Figure scripts
= = = = = = =

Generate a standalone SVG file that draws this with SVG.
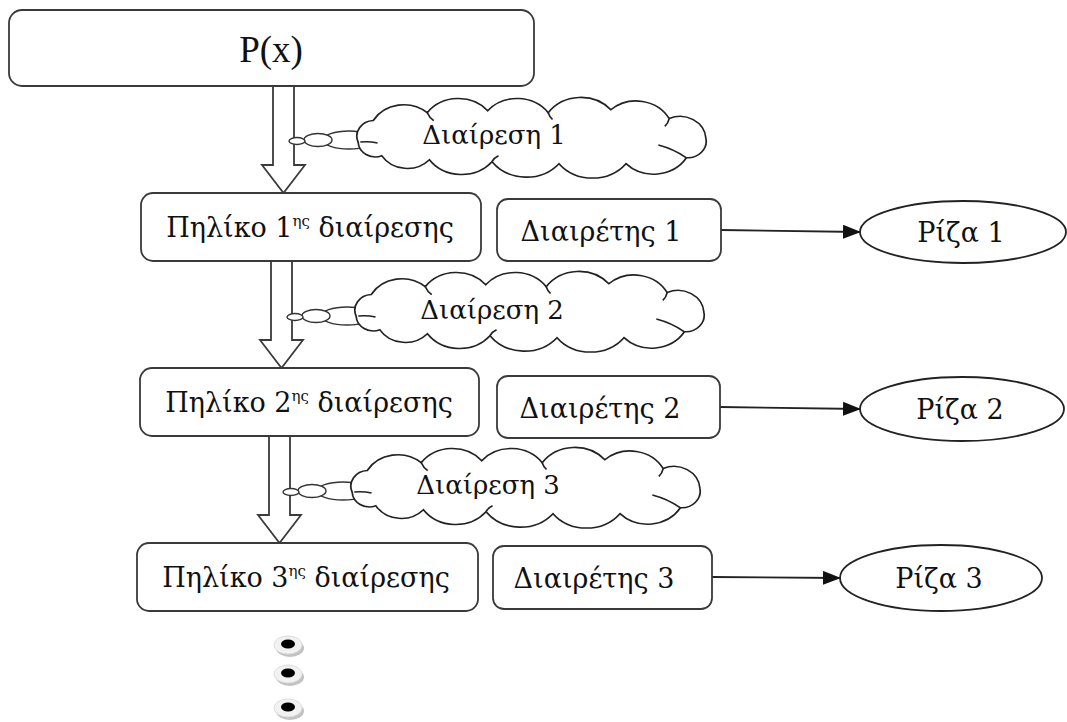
<svg xmlns="http://www.w3.org/2000/svg" width="1067" height="722" viewBox="0 0 1067 722">
<defs>
<style>
.box{fill:#fff;stroke:#3a3a3a;stroke-width:1.8}
.ell{fill:#fff;stroke:#222;stroke-width:1.8}
.blk{fill:#fff;stroke:#3a3a3a;stroke-width:1.8;stroke-linejoin:miter}
.cl{fill:#fff;stroke:#222;stroke-width:1.6}
.inner{fill:none;stroke:#222;stroke-width:1.6}
.bub{fill:#fff;stroke:#333;stroke-width:1.4}
.con{stroke:#222;stroke-width:1.8;fill:none}
text{font-family:"DejaVu Serif","Liberation Serif",serif;fill:#111;text-anchor:middle}
.t28{font-size:27px}
.t26{font-size:26px}
.sup{font-size:15px}
</style>
<marker id="ah" markerWidth="18" markerHeight="14" refX="17" refY="7" orient="auto" markerUnits="userSpaceOnUse">
<path d="M0,0 L18,7 L0,14 Z" fill="#111"/>
</marker>
<path id="cloud" d="M14,46 A16 16 0 0 1 28,24 A33 33 0 0 1 78,16 A36 36 0 0 1 134,14 A36 36 0 0 1 190,16 A37 37 0 0 1 248,13 A35 35 0 0 1 302,22 A24 24 0 0 1 336,42 A17 17 0 0 1 318,62 A36 36 0 0 1 262,68 A40 40 0 0 1 200,68 A40 40 0 0 1 138,66 A37 37 0 0 1 80,64 A28 28 0 0 1 36,60 A16 16 0 0 1 14,46 Z"/>
<path id="cloudin" d="M16,46 Q24,45 32,47 M78,16 Q80,21 84,24 M190,16 Q191,20 194,23 M302,22 Q301,27 298,30 M318,62 Q306,53 292,49 M138,66 Q140,62 144,60"/>
<g id="dot">
<ellipse cx="2" cy="3" rx="14" ry="9" fill="#9a9a9a" opacity="0.6"/>
<ellipse cx="0" cy="0" rx="14" ry="9" fill="#f2f2f2" stroke="#ddd" stroke-width="1"/>
<ellipse cx="0" cy="-1" rx="7" ry="4.5" fill="#000"/>
</g>
</defs>
<rect width="1067" height="722" fill="#fff"/>

<g id="connectors">
<polygon class="blk" points="273,86 294,86 294,165 305,165 283.5,193 262,165 273,165 273,86"/>
<polygon class="blk" points="271,261 292,261 292,340 303,340 281.5,368 260,340 271,340 271,261"/>
<polygon class="blk" points="269,436 290,436 290,515 301,515 279.5,543 258,515 269,515 269,436"/>
<line class="con" x1="721" y1="230" x2="860" y2="232" marker-end="url(#ah)"/>
<line class="con" x1="720" y1="407" x2="860" y2="409" marker-end="url(#ah)"/>
<line class="con" x1="712" y1="577" x2="840" y2="578" marker-end="url(#ah)"/>
</g>

<g id="cloud1">
<ellipse class="bub" cx="349" cy="140" rx="26" ry="9"/>
<ellipse class="bub" cx="318" cy="140" rx="14" ry="6.5"/>
<ellipse class="bub" cx="297" cy="141" rx="8" ry="3.5"/>
<g transform="translate(343,97) scale(1.08,0.98)"><use href="#cloud" class="cl"/><use href="#cloudin" class="inner"/></g>
<text class="t26" x="494" y="144">Διαίρεση 1</text>
</g>
<g id="cloud2">
<ellipse class="bub" cx="347" cy="316" rx="26" ry="9"/>
<ellipse class="bub" cx="316" cy="316" rx="14" ry="6.5"/>
<ellipse class="bub" cx="295" cy="317" rx="8" ry="3.5"/>
<g transform="translate(341,271) scale(1.08,0.98)"><use href="#cloud" class="cl"/><use href="#cloudin" class="inner"/></g>
<text class="t26" x="492" y="319">Διαίρεση 2</text>
</g>
<g id="cloud3">
<ellipse class="bub" cx="343" cy="491" rx="26" ry="9"/>
<ellipse class="bub" cx="312" cy="491" rx="14" ry="6.5"/>
<ellipse class="bub" cx="291" cy="492" rx="8" ry="3.5"/>
<g transform="translate(337,447) scale(1.08,0.98)"><use href="#cloud" class="cl"/><use href="#cloudin" class="inner"/></g>
<text class="t26" x="488" y="494">Διαίρεση 3</text>
</g>

<g id="px">
<rect class="box" x="9" y="10" width="525" height="76" rx="13"/>
<text x="271" y="62" style="font-size:37px;font-family:'Liberation Serif',serif">P(x)</text>
</g>

<g id="q1">
<rect class="box" x="141" y="193" width="340" height="68" rx="12"/>
<text class="t28" x="310" y="237">Πηλίκο 1<tspan class="sup" dy="-11">ης</tspan><tspan dy="11"> διαίρεσης</tspan></text>
</g>
<g id="d1">
<rect class="box" x="497" y="199" width="224" height="62" rx="11"/>
<text class="t28" x="601" y="241">Διαιρέτης 1</text>
</g>
<g id="r1">
<ellipse class="ell" cx="963" cy="232" rx="103" ry="31"/>
<text class="t28" x="961" y="242">Ρίζα 1</text>
</g>

<g id="q2">
<rect class="box" x="140" y="368" width="339" height="68" rx="12"/>
<text class="t28" x="309" y="412">Πηλίκο 2<tspan class="sup" dy="-11">ης</tspan><tspan dy="11"> διαίρεσης</tspan></text>
</g>
<g id="d2">
<rect class="box" x="497" y="376" width="223" height="62" rx="11"/>
<text class="t28" x="600" y="418">Διαιρέτης 2</text>
</g>
<g id="r2">
<ellipse class="ell" cx="962" cy="409" rx="102" ry="32"/>
<text class="t28" x="960" y="419">Ρίζα 2</text>
</g>

<g id="q3">
<rect class="box" x="137" y="543" width="341" height="68" rx="12"/>
<text class="t28" x="306" y="587">Πηλίκο 3<tspan class="sup" dy="-11">ης</tspan><tspan dy="11"> διαίρεσης</tspan></text>
</g>
<g id="d3">
<rect class="box" x="493" y="546" width="219" height="63" rx="11"/>
<text class="t28" x="594" y="588">Διαιρέτης 3</text>
</g>
<g id="r3">
<ellipse class="ell" cx="941" cy="578" rx="101" ry="33"/>
<text class="t28" x="939" y="588">Ρίζα 3</text>
</g>

<g id="dots">
<use href="#dot" transform="translate(288,645)"/>
<use href="#dot" transform="translate(288,674)"/>
<use href="#dot" transform="translate(288,708)"/>
</g>
</svg>
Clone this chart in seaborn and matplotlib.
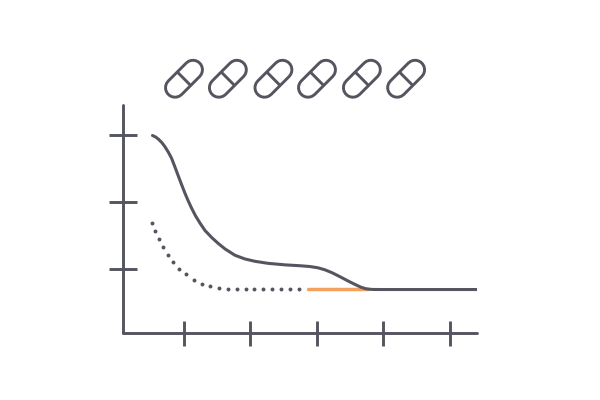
import seaborn as sns
import matplotlib
matplotlib.use("Agg")
import matplotlib.pyplot as plt

# curva continua
curva_x = [0.526, 0.571, 0.617, 0.669, 0.714, 0.767, 0.815, 0.865, 0.914, 0.962, 1.015, 1.06, 1.116, 1.173,
           1.241, 1.316, 1.417, 1.511, 1.617, 1.767, 1.917, 2.068, 2.263, 2.519, 2.744, 2.895, 3.015, 3.12,
           3.226, 3.346, 3.466, 3.571, 3.662, 3.737, 3.827, 3.947, 5.40]
curva_y = [2.993, 2.972, 2.937, 2.885, 2.825, 2.74, 2.65, 2.52, 2.39, 2.265, 2.13, 2.025, 1.905, 1.795,
           1.685, 1.575, 1.47, 1.385, 1.30, 1.205, 1.15, 1.115, 1.085, 1.062, 1.049, 1.037, 1.018, 0.988,
           0.945, 0.885, 0.822, 0.77, 0.728, 0.705, 0.695, 0.694, 0.694]

# curva punteada
puntos_x = [0.514, 0.564, 0.624, 0.684, 0.755, 0.84, 0.93, 1.03, 1.15, 1.27, 1.39, 1.53, 1.66, 1.79,
            1.93, 2.06, 2.19, 2.33, 2.46, 2.60, 2.73]
puntos_y = [1.69, 1.57, 1.45, 1.33, 1.21, 1.10, 1.00, 0.92, 0.84, 0.78, 0.74, 0.72, 0.70, 0.70,
            0.70, 0.70, 0.70, 0.70, 0.70, 0.70, 0.70]

# tramo naranja
naranja_x = [2.86, 3.77]
naranja_y = [0.70, 0.70]

# pastillas
pastillas_x = [1.0, 1.66, 2.345, 3.0, 3.675, 4.34]
pastilla_y = 3.84

xticks = [1, 2, 3, 4, 5]
yticks = [1, 2, 3]

gris = "#54555f"
naranja = "#f3a35f"

sns.set_style("white")
fig = plt.figure(figsize=(6, 4), dpi=100)
ax = fig.add_axes([123 / 600, 67 / 400, 354 / 600, 228 / 400])

sns.lineplot(x=naranja_x, y=naranja_y, color=naranja, linewidth=2.5, ax=ax,
             solid_capstyle="round", zorder=2)
sns.lineplot(x=curva_x, y=curva_y, color=gris, linewidth=2.2, ax=ax, sort=False,
             solid_capstyle="round", solid_joinstyle="round", zorder=3)
sns.scatterplot(x=puntos_x, y=puntos_y, color=gris, s=8, linewidth=0, ax=ax, zorder=3)

# cada pastilla es una linea gruesa con otra blanca encima
for px in pastillas_x:
    ax.plot([px - 0.135, px + 0.135], [pastilla_y - 0.134, pastilla_y + 0.134], color=gris,
            lw=15.8, solid_capstyle="round", clip_on=False)
    ax.plot([px - 0.135, px + 0.135], [pastilla_y - 0.134, pastilla_y + 0.134], color="white",
            lw=11.6, solid_capstyle="round", clip_on=False)
    ax.plot([px - 0.1, px + 0.1], [pastilla_y + 0.1, pastilla_y - 0.1], color=gris,
            lw=2.1, solid_capstyle="butt", clip_on=False)

ax.set_xlim(0.083, 5.406)
ax.set_ylim(0.045, 3.448)
ax.set_xticks(xticks)
ax.set_yticks(yticks)
ax.set_xticklabels([])
ax.set_yticklabels([])
ax.tick_params(axis="x", direction="inout", length=18, width=2.1, color=gris, bottom=True)
ax.tick_params(axis="y", direction="inout", length=19.5, width=2.1, color=gris, left=True)
# sin ajuste al pixel, las marcas caen donde deben
for t in ax.xaxis.get_major_ticks() + ax.yaxis.get_major_ticks():
    t.tick1line.set_snap(False)

sns.despine(ax=ax)
for lado in ["left", "bottom"]:
    ax.spines[lado].set_color(gris)
    ax.spines[lado].set_linewidth(2.1)
    ax.spines[lado].set_capstyle("round")
ax.patch.set_alpha(0)

fig.savefig("out.png", dpi=100)
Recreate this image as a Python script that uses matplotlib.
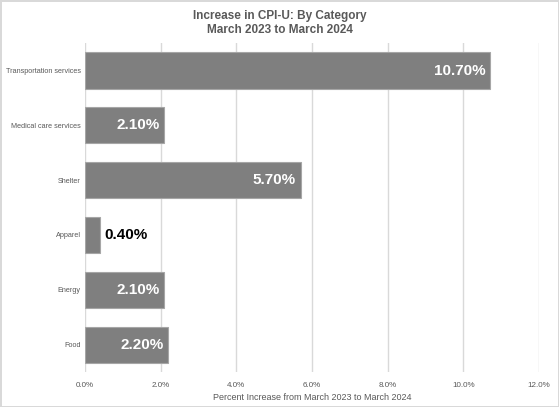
import matplotlib
matplotlib.use("Agg")
import matplotlib.pyplot as plt
from matplotlib.ticker import FuncFormatter

# ================= DATA ===================
categories = ["Transportation services", "Medical care services", "Shelter",
              "Apparel", "Energy", "Food"]
values = [10.7, 2.1, 5.7, 0.4, 2.1, 2.2]
xticks = [0, 2, 4, 6, 8, 10, 12]

plt.rcParams['font.family'] = ['Liberation Sans', 'DejaVu Sans']

# ================= FIGURE ===================
fig = plt.figure(figsize=(5.59, 4.07), dpi=100)
fig.patch.set_edgecolor('#d9d9d9')
fig.patch.set_linewidth(2)
ax = fig.add_axes([0.152, 0.086, 0.812, 0.808])

ypos = list(range(len(categories)))
bars = ax.barh(ypos, values, height=0.66, color='#7f7f7f', edgecolor='#a6a6a6',
               linewidth=0.8, zorder=3)

# value labels: white inside the bar, black outside for the short one
for b, v in zip(bars, values):
    yc = b.get_y() + b.get_height() / 2
    if v < 1:
        ax.text(v + 0.12, yc, f"{v:.2f}%", va='center', ha='left',
                color='black', fontsize=11, fontweight='bold')
    else:
        ax.text(v - 0.12, yc, f"{v:.2f}%", va='center', ha='right',
                color='white', fontsize=11, fontweight='bold')

ax.set_ylim(len(categories) - 0.5, -0.5)
ax.set_yticks(ypos)
ax.set_yticklabels(categories)
ax.set_xlim(0, 12)
ax.set_xticks(xticks)
ax.xaxis.set_major_formatter(FuncFormatter(lambda x, p: f"{x:.1f}%"))
ax.tick_params(length=0, colors='#595959')
ax.tick_params(axis='x', pad=7, labelsize=5.8)
ax.tick_params(axis='y', pad=3, labelsize=5.2)
ax.grid(axis='x', color='#d9d9d9', linewidth=1, zorder=0)
for s in ax.spines.values():
    s.set_visible(False)

ax.set_xlabel("Percent Increase from March 2023 to March 2024", fontsize=6.5,
              color='#595959', labelpad=3)
fig.suptitle("Increase in CPI-U: By Category\nMarch 2023 to March 2024", y=0.975,
             fontsize=8.5, fontweight='bold', color='#595959', linespacing=1.15)

fig.savefig("out.png", dpi=100, edgecolor=fig.get_edgecolor())
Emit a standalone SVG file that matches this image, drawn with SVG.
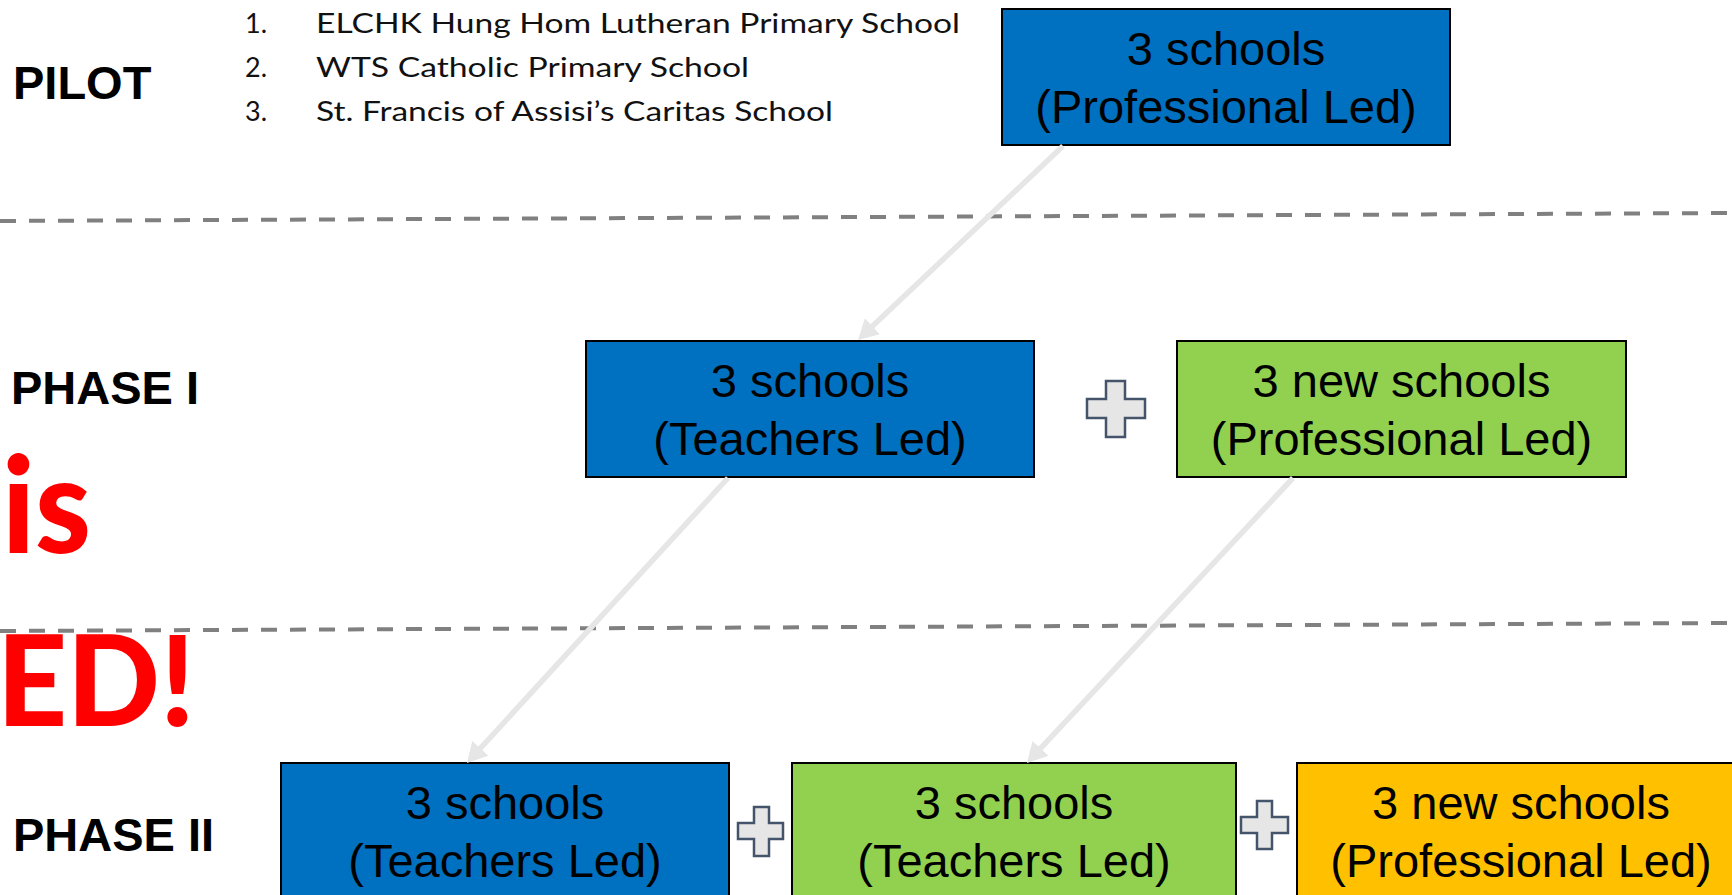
<svg xmlns="http://www.w3.org/2000/svg" width="1732" height="895" viewBox="0 0 1732 895">
  <style>
    .label { font-family: "Liberation Sans", Arial, sans-serif; font-weight: bold; font-size: 47px; fill: #000; }
    .list { font-family: Lato, "Open Sans", sans-serif; font-size: 27px; fill: #111; }
    .red { font-family: Lato, "Open Sans", sans-serif; font-weight: 900; fill: #ff0000; }
    .box { stroke: #000; stroke-width: 2; }
    .blue { fill: #0070c0; }
    .green { fill: #92d050; }
    .orange { fill: #ffc000; }
    .btext { font-family: "Liberation Sans", Arial, sans-serif; font-size: 47px; fill: #000; text-anchor: middle; }
    .plus { fill: #e7e6e6; stroke: #44546a; stroke-width: 2.5; }
    .divider { stroke: #808080; stroke-width: 4; stroke-dasharray: 16 13; fill: none; }
    .conn { stroke: #e6e6e6; stroke-width: 5.5; fill: none; marker-end: url(#arrow); }
  </style>
  <defs>
    <marker id="arrow" markerUnits="userSpaceOnUse" markerWidth="20" markerHeight="22" viewBox="0 0 20 22" refX="10" refY="11" orient="auto">
      <path d="M0,0 L20,11 L0,22 z" fill="#e6e6e6"/>
    </marker>
  </defs>
  <rect width="1732" height="895" fill="#ffffff"/>

  <g id="dividers">
    <line class="divider" x1="0" y1="221" x2="1732" y2="213"/>
    <line class="divider" x1="0" y1="631" x2="1732" y2="623"/>
  </g>

  <g id="labels">
    <text class="label" x="13" y="99">PILOT</text>
    <text class="label" x="11" y="404">PHASE I</text>
    <text class="label" x="13" y="851">PHASE II</text>
    <text class="red" x="2" y="553" font-size="134" textLength="89" lengthAdjust="spacingAndGlyphs">is</text>
    <text class="red" x="-3" y="726" font-size="126" textLength="198" lengthAdjust="spacingAndGlyphs">ED!</text>
  </g>

  <g id="pilot-list">
    <text class="list" x="245" y="33">1.</text>
    <text class="list" x="316" y="33" textLength="644" lengthAdjust="spacingAndGlyphs">ELCHK Hung Hom Lutheran Primary School</text>
    <text class="list" x="245" y="77">2.</text>
    <text class="list" x="316" y="77" textLength="433" lengthAdjust="spacingAndGlyphs">WTS Catholic Primary School</text>
    <text class="list" x="245" y="121">3.</text>
    <text class="list" x="316" y="121" textLength="517" lengthAdjust="spacingAndGlyphs">St. Francis of Assisi’s Caritas School</text>
  </g>

  <g id="pilot-box">
    <rect class="box blue" x="1002" y="9" width="448" height="136"/>
    <text class="btext" x="1226" y="65">3 schools</text>
    <text class="btext" x="1226" y="123">(Professional Led)</text>
  </g>

  <g id="phase1-teachers">
    <rect class="box blue" x="586" y="341" width="448" height="136"/>
    <text class="btext" x="810" y="397">3 schools</text>
    <text class="btext" x="810" y="455">(Teachers Led)</text>
  </g>

  <g id="phase1-plus">
    <path class="plus" d="M1106,381 H1125 V399 H1145 V418 H1125 V437 H1106 V418 H1087 V399 H1106 Z"/>
  </g>

  <g id="phase1-new">
    <rect class="box green" x="1177" y="341" width="449" height="136"/>
    <text class="btext" x="1401.5" y="397">3 new schools</text>
    <text class="btext" x="1401.5" y="455">(Professional Led)</text>
  </g>

  <g id="phase2-teachers-a">
    <rect class="box blue" x="281" y="763" width="448" height="140"/>
    <text class="btext" x="505" y="819">3 schools</text>
    <text class="btext" x="505" y="877">(Teachers Led)</text>
  </g>

  <g id="phase2-plus-a">
    <path class="plus" d="M754,807 H769 V823 H783 V839 H769 V856 H754 V839 H738 V823 H754 Z"/>
  </g>

  <g id="phase2-teachers-b">
    <rect class="box green" x="792" y="763" width="444" height="140"/>
    <text class="btext" x="1014" y="819">3 schools</text>
    <text class="btext" x="1014" y="877">(Teachers Led)</text>
  </g>

  <g id="phase2-plus-b">
    <path class="plus" d="M1257,801 H1272 V817 H1288 V833 H1272 V849 H1257 V833 H1241 V817 H1257 Z"/>
  </g>

  <g id="phase2-new">
    <rect class="box orange" x="1297" y="763" width="448" height="140"/>
    <text class="btext" x="1521" y="819">3 new schools</text>
    <text class="btext" x="1521" y="877">(Professional Led)</text>
  </g>

  <g id="connectors">
    <line class="conn" x1="1063" y1="146" x2="865.2" y2="333.1"/>
    <line class="conn" x1="728" y1="478" x2="473.7" y2="755.6"/>
    <line class="conn" x1="1293" y1="478" x2="1033.8" y2="755.7"/>
  </g>
</svg>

= = = = = = =

Filter the records, keeping only lines that contain "seaborn", and show those lines.

_Completed exercise_
Clone this chart in seaborn and matplotlib.
import seaborn as sns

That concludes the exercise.